#### [WHAT THE EXERCISE ASKS]
Retype the whole listing verbatim and keep the pictures out of it.

#### [DATA SHOWN]
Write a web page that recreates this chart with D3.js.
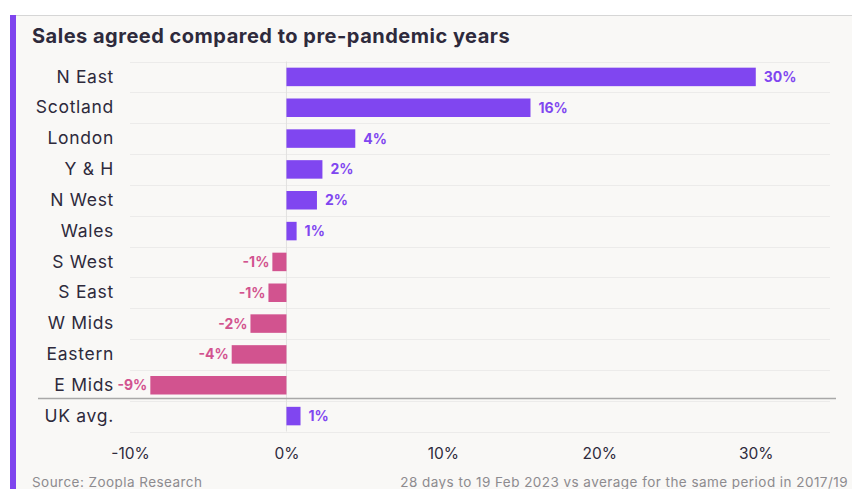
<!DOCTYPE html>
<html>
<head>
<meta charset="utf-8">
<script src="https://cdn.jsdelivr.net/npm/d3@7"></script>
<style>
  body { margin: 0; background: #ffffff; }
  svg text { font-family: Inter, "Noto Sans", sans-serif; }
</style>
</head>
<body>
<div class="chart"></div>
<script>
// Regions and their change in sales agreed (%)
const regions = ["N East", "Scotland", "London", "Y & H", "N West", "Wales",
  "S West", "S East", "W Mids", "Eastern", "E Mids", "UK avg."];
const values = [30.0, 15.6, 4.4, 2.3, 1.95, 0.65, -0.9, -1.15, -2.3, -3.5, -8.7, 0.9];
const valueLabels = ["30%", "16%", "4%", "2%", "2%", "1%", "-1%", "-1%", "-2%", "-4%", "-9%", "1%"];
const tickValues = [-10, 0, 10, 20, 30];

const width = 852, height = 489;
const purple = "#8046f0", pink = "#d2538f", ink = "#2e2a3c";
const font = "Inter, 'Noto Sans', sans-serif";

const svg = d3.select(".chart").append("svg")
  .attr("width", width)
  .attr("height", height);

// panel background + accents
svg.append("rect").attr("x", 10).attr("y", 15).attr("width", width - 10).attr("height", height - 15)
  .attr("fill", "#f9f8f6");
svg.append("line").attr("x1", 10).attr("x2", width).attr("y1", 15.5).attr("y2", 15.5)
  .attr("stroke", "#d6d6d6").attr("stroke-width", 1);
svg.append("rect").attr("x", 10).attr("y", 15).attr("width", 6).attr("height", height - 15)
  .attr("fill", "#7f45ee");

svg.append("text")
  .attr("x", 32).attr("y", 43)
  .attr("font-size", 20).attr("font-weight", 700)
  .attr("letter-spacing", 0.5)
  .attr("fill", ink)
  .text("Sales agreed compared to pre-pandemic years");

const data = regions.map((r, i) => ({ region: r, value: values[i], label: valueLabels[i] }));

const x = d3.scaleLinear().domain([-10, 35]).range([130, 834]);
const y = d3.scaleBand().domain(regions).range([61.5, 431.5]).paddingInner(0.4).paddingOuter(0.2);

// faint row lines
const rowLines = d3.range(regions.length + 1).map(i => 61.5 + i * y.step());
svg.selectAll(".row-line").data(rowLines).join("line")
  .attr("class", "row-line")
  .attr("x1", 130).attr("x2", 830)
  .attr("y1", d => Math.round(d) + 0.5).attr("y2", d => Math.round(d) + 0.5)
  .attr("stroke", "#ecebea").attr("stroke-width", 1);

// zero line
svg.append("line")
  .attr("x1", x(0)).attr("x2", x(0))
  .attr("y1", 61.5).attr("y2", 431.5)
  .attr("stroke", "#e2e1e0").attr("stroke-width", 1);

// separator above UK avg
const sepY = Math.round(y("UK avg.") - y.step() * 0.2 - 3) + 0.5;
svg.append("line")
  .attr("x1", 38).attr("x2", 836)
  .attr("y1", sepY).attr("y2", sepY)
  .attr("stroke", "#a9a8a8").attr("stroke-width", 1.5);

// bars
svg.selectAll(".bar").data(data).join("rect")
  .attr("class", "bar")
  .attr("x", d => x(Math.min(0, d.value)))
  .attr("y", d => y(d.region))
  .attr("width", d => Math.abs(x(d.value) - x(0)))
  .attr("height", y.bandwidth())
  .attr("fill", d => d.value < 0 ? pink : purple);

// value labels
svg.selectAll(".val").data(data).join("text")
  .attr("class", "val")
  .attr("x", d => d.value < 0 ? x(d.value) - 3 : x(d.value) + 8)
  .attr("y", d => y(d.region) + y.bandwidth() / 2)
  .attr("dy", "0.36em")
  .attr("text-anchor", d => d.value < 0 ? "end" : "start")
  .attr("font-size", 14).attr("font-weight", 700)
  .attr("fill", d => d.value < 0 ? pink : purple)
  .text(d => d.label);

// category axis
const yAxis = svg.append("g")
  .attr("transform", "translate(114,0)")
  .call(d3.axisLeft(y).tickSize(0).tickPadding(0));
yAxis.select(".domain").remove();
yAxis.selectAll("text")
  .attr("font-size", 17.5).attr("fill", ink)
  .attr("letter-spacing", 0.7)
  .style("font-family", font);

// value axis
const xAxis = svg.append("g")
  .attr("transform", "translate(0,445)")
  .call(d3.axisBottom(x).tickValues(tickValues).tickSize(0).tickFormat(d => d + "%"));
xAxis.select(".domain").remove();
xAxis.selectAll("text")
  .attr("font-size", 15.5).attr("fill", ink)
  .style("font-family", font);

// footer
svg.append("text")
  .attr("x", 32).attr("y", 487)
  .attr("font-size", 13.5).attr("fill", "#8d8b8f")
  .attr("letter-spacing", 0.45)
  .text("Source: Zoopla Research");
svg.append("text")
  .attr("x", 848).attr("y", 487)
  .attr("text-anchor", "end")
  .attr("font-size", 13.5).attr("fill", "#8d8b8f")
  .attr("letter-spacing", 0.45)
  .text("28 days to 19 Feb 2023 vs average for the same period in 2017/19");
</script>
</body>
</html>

#### [THE RESPONSE]
Write a web page that recreates this chart with D3.js.
<!DOCTYPE html>
<html>
<head>
<meta charset="utf-8">
<script src="https://cdn.jsdelivr.net/npm/d3@7"></script>
<style>
  body { margin: 0; background: #ffffff; }
  svg text { font-family: Inter, "Noto Sans", sans-serif; }
</style>
</head>
<body>
<div class="chart"></div>
<script>
// Regions and their change in sales agreed (%)
const regions = ["N East", "Scotland", "London", "Y & H", "N West", "Wales",
  "S West", "S East", "W Mids", "Eastern", "E Mids", "UK avg."];
const values = [30.0, 15.6, 4.4, 2.3, 1.95, 0.65, -0.9, -1.15, -2.3, -3.5, -8.7, 0.9];
const valueLabels = ["30%", "16%", "4%", "2%", "2%", "1%", "-1%", "-1%", "-2%", "-4%", "-9%", "1%"];
const tickValues = [-10, 0, 10, 20, 30];

const width = 852, height = 489;
const purple = "#8046f0", pink = "#d2538f", ink = "#2e2a3c";
const font = "Inter, 'Noto Sans', sans-serif";

const svg = d3.select(".chart").append("svg")
  .attr("width", width)
  .attr("height", height);

// panel background + accents
svg.append("rect").attr("x", 10).attr("y", 15).attr("width", width - 10).attr("height", height - 15)
  .attr("fill", "#f9f8f6");
svg.append("line").attr("x1", 10).attr("x2", width).attr("y1", 15.5).attr("y2", 15.5)
  .attr("stroke", "#d6d6d6").attr("stroke-width", 1);
svg.append("rect").attr("x", 10).attr("y", 15).attr("width", 6).attr("height", height - 15)
  .attr("fill", "#7f45ee");

svg.append("text")
  .attr("x", 32).attr("y", 43)
  .attr("font-size", 20).attr("font-weight", 700)
  .attr("letter-spacing", 0.5)
  .attr("fill", ink)
  .text("Sales agreed compared to pre-pandemic years");

const data = regions.map((r, i) => ({ region: r, value: values[i], label: valueLabels[i] }));

const x = d3.scaleLinear().domain([-10, 35]).range([130, 834]);
const y = d3.scaleBand().domain(regions).range([61.5, 431.5]).paddingInner(0.4).paddingOuter(0.2);

// faint row lines
const rowLines = d3.range(regions.length + 1).map(i => 61.5 + i * y.step());
svg.selectAll(".row-line").data(rowLines).join("line")
  .attr("class", "row-line")
  .attr("x1", 130).attr("x2", 830)
  .attr("y1", d => Math.round(d) + 0.5).attr("y2", d => Math.round(d) + 0.5)
  .attr("stroke", "#ecebea").attr("stroke-width", 1);

// zero line
svg.append("line")
  .attr("x1", x(0)).attr("x2", x(0))
  .attr("y1", 61.5).attr("y2", 431.5)
  .attr("stroke", "#e2e1e0").attr("stroke-width", 1);

// separator above UK avg
const sepY = Math.round(y("UK avg.") - y.step() * 0.2 - 3) + 0.5;
svg.append("line")
  .attr("x1", 38).attr("x2", 836)
  .attr("y1", sepY).attr("y2", sepY)
  .attr("stroke", "#a9a8a8").attr("stroke-width", 1.5);

// bars
svg.selectAll(".bar").data(data).join("rect")
  .attr("class", "bar")
  .attr("x", d => x(Math.min(0, d.value)))
  .attr("y", d => y(d.region))
  .attr("width", d => Math.abs(x(d.value) - x(0)))
  .attr("height", y.bandwidth())
  .attr("fill", d => d.value < 0 ? pink : purple);

// value labels
svg.selectAll(".val").data(data).join("text")
  .attr("class", "val")
  .attr("x", d => d.value < 0 ? x(d.value) - 3 : x(d.value) + 8)
  .attr("y", d => y(d.region) + y.bandwidth() / 2)
  .attr("dy", "0.36em")
  .attr("text-anchor", d => d.value < 0 ? "end" : "start")
  .attr("font-size", 14).attr("font-weight", 700)
  .attr("fill", d => d.value < 0 ? pink : purple)
  .text(d => d.label);

// category axis
const yAxis = svg.append("g")
  .attr("transform", "translate(114,0)")
  .call(d3.axisLeft(y).tickSize(0).tickPadding(0));
yAxis.select(".domain").remove();
yAxis.selectAll("text")
  .attr("font-size", 17.5).attr("fill", ink)
  .attr("letter-spacing", 0.7)
  .style("font-family", font);

// value axis
const xAxis = svg.append("g")
  .attr("transform", "translate(0,445)")
  .call(d3.axisBottom(x).tickValues(tickValues).tickSize(0).tickFormat(d => d + "%"));
xAxis.select(".domain").remove();
xAxis.selectAll("text")
  .attr("font-size", 15.5).attr("fill", ink)
  .style("font-family", font);

// footer
svg.append("text")
  .attr("x", 32).attr("y", 487)
  .attr("font-size", 13.5).attr("fill", "#8d8b8f")
  .attr("letter-spacing", 0.45)
  .text("Source: Zoopla Research");
svg.append("text")
  .attr("x", 848).attr("y", 487)
  .attr("text-anchor", "end")
  .attr("font-size", 13.5).attr("fill", "#8d8b8f")
  .attr("letter-spacing", 0.45)
  .text("28 days to 19 Feb 2023 vs average for the same period in 2017/19");
</script>
</body>
</html>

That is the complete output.